Raster datasets are generally composed of multiple blocks of data and windowed reads and writes are most efficient when the windows match the dataset’s own block structure. When a file is opened to read, the shape of blocks for any band can be had from the block_shapes property.

>>> with rasterio.open('tests/data/RGB.byte.tif') as src:
...     for i, shape in enumerate(src.block_shapes, 1):
...         print((i, shape))
...
(1, (3, 791))
(2, (3, 791))
(3, (3, 791))

The block windows themselves can be had from the block_windows function.

>>> with rasterio.open('tests/data/RGB.byte.tif') as src:
...     for ji, window in src.block_windows(1):
...         print((ji, window))
...
((0, 0), ((0, 3), (0, 791)))
((1, 0), ((3, 6), (0, 791)))
...

This function returns an iterator that yields a pair of values. The second is a window tuple that can be used in calls to read() or write(). The first is the pair of row and column indexes of this block within all blocks of the dataset.

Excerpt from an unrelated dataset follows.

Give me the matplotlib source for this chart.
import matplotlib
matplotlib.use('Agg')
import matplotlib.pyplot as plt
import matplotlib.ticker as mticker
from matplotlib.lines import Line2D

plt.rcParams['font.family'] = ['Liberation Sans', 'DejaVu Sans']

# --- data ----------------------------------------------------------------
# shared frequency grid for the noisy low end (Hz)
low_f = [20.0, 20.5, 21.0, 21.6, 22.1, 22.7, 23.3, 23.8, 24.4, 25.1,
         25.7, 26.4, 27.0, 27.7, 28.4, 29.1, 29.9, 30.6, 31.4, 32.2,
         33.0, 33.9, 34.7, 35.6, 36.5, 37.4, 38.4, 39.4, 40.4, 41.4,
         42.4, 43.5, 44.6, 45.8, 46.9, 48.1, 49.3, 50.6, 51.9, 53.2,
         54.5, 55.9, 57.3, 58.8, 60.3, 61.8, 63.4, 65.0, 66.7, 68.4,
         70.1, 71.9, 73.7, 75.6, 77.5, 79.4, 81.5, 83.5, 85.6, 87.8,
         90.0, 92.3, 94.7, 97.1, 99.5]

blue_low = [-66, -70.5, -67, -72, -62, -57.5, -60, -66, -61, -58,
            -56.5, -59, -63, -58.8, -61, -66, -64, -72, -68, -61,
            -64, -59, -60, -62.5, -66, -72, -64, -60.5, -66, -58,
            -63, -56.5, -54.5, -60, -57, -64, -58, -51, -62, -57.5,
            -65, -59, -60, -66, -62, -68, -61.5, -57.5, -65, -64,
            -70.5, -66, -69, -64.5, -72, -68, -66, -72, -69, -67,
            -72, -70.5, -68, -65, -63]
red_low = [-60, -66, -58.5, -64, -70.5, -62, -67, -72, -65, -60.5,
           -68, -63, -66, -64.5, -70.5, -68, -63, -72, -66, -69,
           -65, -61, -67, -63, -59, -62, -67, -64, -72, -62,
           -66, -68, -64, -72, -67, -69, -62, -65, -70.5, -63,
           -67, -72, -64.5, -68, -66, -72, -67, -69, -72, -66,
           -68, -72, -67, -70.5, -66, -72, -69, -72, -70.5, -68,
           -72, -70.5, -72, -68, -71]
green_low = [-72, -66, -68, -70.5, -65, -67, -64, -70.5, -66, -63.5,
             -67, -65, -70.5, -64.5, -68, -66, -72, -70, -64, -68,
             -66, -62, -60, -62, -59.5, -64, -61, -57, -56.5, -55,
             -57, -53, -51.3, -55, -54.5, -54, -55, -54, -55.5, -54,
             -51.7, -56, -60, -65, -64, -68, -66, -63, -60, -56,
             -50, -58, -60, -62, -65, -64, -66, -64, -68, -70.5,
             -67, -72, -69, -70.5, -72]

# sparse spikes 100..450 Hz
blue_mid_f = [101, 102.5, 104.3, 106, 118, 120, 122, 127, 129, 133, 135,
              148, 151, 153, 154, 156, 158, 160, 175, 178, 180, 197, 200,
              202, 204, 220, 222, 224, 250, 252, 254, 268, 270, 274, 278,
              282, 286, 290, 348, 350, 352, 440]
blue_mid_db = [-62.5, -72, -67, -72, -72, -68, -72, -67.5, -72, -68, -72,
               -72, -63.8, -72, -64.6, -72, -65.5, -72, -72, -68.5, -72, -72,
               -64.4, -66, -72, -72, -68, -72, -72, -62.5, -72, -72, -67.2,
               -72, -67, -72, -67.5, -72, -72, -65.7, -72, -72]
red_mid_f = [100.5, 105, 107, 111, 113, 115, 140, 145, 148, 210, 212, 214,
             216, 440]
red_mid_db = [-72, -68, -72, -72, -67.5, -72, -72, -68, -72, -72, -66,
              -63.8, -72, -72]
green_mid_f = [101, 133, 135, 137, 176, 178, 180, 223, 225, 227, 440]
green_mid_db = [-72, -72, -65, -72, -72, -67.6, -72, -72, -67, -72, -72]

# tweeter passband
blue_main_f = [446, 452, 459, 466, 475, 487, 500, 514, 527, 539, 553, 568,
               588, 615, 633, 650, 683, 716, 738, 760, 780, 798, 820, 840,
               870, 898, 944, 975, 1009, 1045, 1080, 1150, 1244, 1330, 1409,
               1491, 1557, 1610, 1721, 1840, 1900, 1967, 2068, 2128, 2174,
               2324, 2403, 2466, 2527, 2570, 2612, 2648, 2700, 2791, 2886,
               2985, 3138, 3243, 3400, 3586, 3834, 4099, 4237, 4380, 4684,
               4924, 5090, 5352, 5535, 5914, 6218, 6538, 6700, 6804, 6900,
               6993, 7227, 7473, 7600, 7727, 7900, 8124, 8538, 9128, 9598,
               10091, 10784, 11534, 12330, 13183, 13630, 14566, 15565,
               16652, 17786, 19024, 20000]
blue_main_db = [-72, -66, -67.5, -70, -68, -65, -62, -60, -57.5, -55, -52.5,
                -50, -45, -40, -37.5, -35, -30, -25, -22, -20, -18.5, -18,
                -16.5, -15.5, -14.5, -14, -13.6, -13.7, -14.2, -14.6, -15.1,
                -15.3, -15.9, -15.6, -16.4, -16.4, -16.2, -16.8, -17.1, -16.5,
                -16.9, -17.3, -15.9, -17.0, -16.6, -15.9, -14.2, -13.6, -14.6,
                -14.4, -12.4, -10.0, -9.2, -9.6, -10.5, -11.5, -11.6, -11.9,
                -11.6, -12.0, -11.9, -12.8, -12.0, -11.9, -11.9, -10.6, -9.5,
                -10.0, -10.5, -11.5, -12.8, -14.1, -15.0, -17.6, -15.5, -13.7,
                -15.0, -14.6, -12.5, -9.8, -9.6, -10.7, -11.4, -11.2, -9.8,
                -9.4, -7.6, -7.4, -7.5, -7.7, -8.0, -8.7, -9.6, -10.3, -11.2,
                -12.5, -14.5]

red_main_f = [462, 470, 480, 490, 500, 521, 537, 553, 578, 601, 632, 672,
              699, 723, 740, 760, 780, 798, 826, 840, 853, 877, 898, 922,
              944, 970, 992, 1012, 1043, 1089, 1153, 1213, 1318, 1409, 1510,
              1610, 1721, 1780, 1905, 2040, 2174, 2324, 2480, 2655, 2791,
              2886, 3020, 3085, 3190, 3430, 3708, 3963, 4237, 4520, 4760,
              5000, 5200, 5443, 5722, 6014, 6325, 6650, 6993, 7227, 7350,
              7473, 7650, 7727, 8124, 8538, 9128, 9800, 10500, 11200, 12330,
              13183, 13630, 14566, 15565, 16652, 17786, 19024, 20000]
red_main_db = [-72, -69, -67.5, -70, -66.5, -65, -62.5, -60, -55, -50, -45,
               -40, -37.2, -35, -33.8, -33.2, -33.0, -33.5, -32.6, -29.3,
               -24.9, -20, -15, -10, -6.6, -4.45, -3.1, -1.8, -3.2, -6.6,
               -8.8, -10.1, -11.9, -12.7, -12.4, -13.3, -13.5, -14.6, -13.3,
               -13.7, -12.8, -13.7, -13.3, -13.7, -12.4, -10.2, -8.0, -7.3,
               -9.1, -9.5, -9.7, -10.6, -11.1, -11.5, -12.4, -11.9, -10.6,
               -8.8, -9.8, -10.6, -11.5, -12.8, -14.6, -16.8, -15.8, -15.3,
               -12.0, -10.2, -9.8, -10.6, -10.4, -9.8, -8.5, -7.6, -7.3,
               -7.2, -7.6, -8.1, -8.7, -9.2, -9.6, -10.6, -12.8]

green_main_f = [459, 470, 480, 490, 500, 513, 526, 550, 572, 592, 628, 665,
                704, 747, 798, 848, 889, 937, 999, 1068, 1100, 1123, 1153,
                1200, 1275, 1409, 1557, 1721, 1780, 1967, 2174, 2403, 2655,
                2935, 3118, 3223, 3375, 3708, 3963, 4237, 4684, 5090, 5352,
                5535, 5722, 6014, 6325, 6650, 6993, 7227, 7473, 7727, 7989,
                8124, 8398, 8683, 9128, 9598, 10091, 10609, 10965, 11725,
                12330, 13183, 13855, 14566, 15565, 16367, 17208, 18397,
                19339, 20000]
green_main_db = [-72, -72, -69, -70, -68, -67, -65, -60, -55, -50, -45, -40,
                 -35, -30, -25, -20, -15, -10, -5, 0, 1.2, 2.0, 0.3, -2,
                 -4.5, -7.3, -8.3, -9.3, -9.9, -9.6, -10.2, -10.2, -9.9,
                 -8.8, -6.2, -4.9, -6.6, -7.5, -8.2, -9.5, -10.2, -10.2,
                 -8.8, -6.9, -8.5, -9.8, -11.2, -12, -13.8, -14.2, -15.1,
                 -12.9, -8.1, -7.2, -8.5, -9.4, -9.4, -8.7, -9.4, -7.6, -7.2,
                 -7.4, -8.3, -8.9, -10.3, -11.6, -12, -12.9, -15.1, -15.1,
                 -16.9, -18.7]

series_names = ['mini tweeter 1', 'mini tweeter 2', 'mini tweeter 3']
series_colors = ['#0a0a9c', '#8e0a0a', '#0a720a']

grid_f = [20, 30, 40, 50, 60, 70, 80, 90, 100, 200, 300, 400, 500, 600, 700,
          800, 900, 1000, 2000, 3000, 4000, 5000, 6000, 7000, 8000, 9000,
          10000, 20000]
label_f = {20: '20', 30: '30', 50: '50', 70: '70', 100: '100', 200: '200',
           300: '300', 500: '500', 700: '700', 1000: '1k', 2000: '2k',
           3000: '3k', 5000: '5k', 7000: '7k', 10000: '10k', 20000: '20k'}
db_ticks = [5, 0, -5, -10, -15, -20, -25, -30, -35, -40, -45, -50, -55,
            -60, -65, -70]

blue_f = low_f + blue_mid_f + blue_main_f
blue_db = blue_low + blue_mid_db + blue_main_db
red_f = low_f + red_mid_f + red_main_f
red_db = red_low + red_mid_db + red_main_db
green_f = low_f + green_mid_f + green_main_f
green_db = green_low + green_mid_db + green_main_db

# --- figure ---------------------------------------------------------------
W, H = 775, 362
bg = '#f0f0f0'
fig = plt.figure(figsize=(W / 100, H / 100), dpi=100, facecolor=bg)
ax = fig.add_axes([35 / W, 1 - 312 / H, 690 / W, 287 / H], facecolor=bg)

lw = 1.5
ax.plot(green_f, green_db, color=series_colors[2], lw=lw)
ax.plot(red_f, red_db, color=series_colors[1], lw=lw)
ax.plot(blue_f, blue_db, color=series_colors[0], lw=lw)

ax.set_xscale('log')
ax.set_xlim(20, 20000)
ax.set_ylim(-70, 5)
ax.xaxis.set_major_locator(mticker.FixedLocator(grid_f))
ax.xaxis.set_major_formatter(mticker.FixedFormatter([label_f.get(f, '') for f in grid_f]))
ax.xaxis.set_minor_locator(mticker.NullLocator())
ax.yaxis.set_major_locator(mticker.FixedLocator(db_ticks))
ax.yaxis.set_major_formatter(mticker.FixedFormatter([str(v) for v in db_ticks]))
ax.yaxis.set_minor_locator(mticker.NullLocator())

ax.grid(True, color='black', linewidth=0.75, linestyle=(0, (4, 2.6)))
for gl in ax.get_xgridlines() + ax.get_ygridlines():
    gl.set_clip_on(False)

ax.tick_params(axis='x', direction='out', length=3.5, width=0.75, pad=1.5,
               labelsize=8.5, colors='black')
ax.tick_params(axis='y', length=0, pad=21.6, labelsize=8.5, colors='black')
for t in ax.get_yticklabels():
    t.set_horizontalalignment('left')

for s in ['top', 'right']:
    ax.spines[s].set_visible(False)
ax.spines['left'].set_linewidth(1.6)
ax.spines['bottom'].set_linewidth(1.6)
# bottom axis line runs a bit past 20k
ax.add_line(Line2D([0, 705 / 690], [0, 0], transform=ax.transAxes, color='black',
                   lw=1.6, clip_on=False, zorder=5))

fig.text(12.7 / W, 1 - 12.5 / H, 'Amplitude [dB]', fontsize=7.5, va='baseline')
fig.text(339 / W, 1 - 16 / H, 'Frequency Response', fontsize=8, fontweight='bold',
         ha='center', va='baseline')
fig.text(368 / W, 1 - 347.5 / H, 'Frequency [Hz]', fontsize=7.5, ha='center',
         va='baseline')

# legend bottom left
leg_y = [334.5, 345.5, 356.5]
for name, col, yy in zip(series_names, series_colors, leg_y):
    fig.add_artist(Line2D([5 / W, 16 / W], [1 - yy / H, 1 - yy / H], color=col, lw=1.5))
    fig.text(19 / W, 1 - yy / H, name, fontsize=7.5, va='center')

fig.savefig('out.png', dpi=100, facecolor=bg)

You may read windows of data from a file block-by-block like this.

>>> with rasterio.open('tests/data/RGB.byte.tif') as src:
...     for ji, window in src.block_windows(1):
...         r = src.read(1, window=window)
...         print(r.shape)
...         break
...
(3, 791)

Well-bred files have identically blocked bands, but GDAL allows otherwise and it’s a good idea to test this assumption in your code.

>>> with rasterio.open('tests/data/RGB.byte.tif') as src:
...     assert len(set(src.block_shapes)) == 1
...     for ji, window in src.block_windows(1):
...         b, g, r = (src.read(k, window=window) for k in (1, 2, 3))
...         print((ji, r.shape, g.shape, b.shape))
...         break
...
((0, 0), (3, 791), (3, 791), (3, 791))

The block_shapes property is a band-ordered list of block shapes and set(src.block_shapes) gives you the set of unique shapes. Asserting that there is only one item in the set is effectively the same as asserting that all bands have the same block structure. If they do, you can use the same windows for each.